Is this the community spirit one should expect from regional lawyers? We asked one senior partner at a top regional firm about his firm’s pro bono effort. His response was: “My personal view is that our lawyers are busy people working for the firm’s paying clients. When they’re not working for clients, we like them to have a life outside work. Pro bono can give you tunnel vision and can burn you out. People work hard enough for money.”

Oh dear. The regions just don’t seem to have been keeping pace on this one.

In the City pro bono has been placed firmly on the agenda, often by the associates themselves. After the infamous ‘Paddinggate’ memo produced by Clifford Chance‘s New York associates, the firm made pro bono one of seven key criteria for promotion in the US.

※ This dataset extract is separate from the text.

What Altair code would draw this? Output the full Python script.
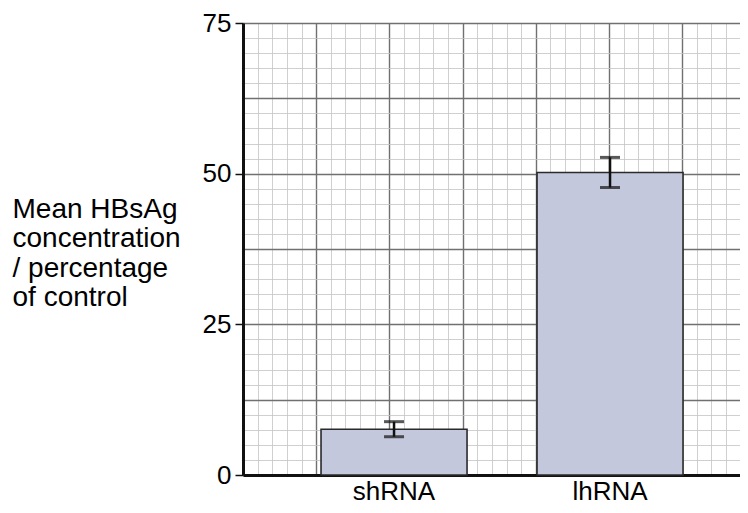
import altair as alt
import pandas as pd

categories = ["shRNA", "lhRNA"]
means = [7.6, 50.2]
errors = [1.25, 2.5]

y_ticks = [0, 25, 50, 75]
y_title = ["Mean HBsAg", "concentration", "/ percentage", "of control"]

# graph-paper grid (major / minor)
x_cells = 6.79
major_x = [0, 1, 2, 3, 4, 5, 6]
minor_x = [round(i * 0.2, 2) for i in range(34)]
major_y = [0, 12.5, 25, 37.5, 50, 62.5, 75]
minor_y = [round(i * 2.5, 2) for i in range(31)]

df = pd.DataFrame({"cat": categories, "mean": means, "err": errors})
df["lo"] = df["mean"] - df["err"]
df["hi"] = df["mean"] + df["err"]

FONT = "Liberation Sans"
W, H = 497, 452

yscale = alt.Scale(domain=[0, 75], nice=False, zero=True)
gxscale = alt.Scale(domain=[0, x_cells], nice=False, zero=True)

dummy = alt.Data(values=[{"d": 0}])


def grid_layer(xv, yv, color, width):
    return alt.Chart(dummy).mark_point(opacity=0).encode(
        x=alt.X(datum=0, type="quantitative", scale=gxscale,
                axis=alt.Axis(orient="top", values=xv, grid=True, gridColor=color,
                              gridWidth=width, gridOpacity=1, labels=False, ticks=False,
                              domain=False, title=None)),
        y=alt.Y(datum=0, type="quantitative", scale=yscale,
                axis=alt.Axis(orient="right", values=yv, grid=True, gridColor=color,
                              gridWidth=width, gridOpacity=1, labels=False, ticks=False,
                              domain=False, title=None)),
    )


minor = grid_layer(minor_x, minor_y, "#c4c4c4", 0.8)
major = grid_layer(major_x, major_y, "#707070", 1.4)
grid = alt.layer(minor, major).resolve_axis(x="independent", y="independent")

xband = alt.Scale(paddingInner=0.324, paddingOuter=0.3125, align=0.578)

bars = alt.Chart(df).mark_bar(color="#c4c8dc", stroke="#2a2a2a", strokeWidth=1.6).encode(
    x=alt.X("cat:N", sort=categories, scale=xband,
            axis=alt.Axis(orient="bottom", title=None, labelAngle=0, labelFont=FONT,
                          labelFontSize=26, labelColor="#000", labelPadding=24,
                          labelBaseline="alphabetic", ticks=False,
                          domain=True, domainColor="#111", domainWidth=3, grid=False)),
    y=alt.Y("mean:Q", scale=yscale,
            axis=alt.Axis(orient="left", values=y_ticks, grid=False, domain=True,
                          domainColor="#111", domainWidth=3, ticks=True, tickSize=8,
                          tickColor="#111", tickWidth=1.5, labelFont=FONT, labelFontSize=26,
                          labelColor="#000", labelPadding=4,
                          title=y_title, titleAngle=0, titleAlign="left",
                          titleBaseline="top", titleX=-231, titleY=172,
                          titleFont=FONT, titleFontSize=28, titleFontWeight="normal",
                          titleColor="#000", titleLineHeight=29.5)),
)

rules = alt.Chart(df).mark_rule(color="#111", strokeWidth=2.5).encode(
    x=alt.X("cat:N", sort=categories), y="lo:Q", y2="hi:Q")
caps_lo = alt.Chart(df).mark_tick(color="#111", thickness=3, size=20, orient="horizontal").encode(
    x=alt.X("cat:N", sort=categories), y="lo:Q")
caps_hi = alt.Chart(df).mark_tick(color="#111", thickness=3, size=20, orient="horizontal").encode(
    x=alt.X("cat:N", sort=categories), y="hi:Q")

main = alt.layer(bars, rules, caps_lo, caps_hi)

chart = (
    alt.layer(grid, main)
    .resolve_scale(x="independent")
    .resolve_axis(x="independent", y="independent")
    .properties(width=W, height=H,
                autosize=alt.AutoSizeParams(type="none"),
                padding={"left": 235, "top": 15, "right": 0, "bottom": 30},
                background="white")
    .configure_view(stroke=None)
)

chart.save("out.html", embed_options={"renderer": "svg", "actions": False})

Meanwhile, Allen & Overy, among others, happily trumpets its employment of dedicated pro bono coordinators and the number of hours its lawyers rack up on pro bono or community initiatives (the magic circle firm reckons this has doubled from 15,000 to 28,000 hours in the last year alone).

Any accusations that City firms are only taking pro bono seriously because their marketing departments tell them to are, frankly, irrelevant. Outside the top firms, though, pro bono is rarely a priority; and in some cases – as with the firm above – it appears to be actively discouraged. This is an embarrassing state of affairs, particularly as in the last couple of year’s the Solicitors Pro Bono Group (SPBG) has actively sought to encourage greater participation from the regions, launching initiatives in Leeds and the Midlands.

Earlier this year I was one of the judges on the SPBG’s Student Challenge. The calibre of the entries was simply phenomenal. It seems a shame that within a couple of years of joining the profession – at a regional firm at least – any willingness to contribute your expertise and time for free is systematically drummed out of you.

In June The Lawyer launched its new ‘Pro Bono & Community Action’ section, but so far it has been dominated by entries from City and US firms. Now is the perfect opportunity for the regions to prove us wrong.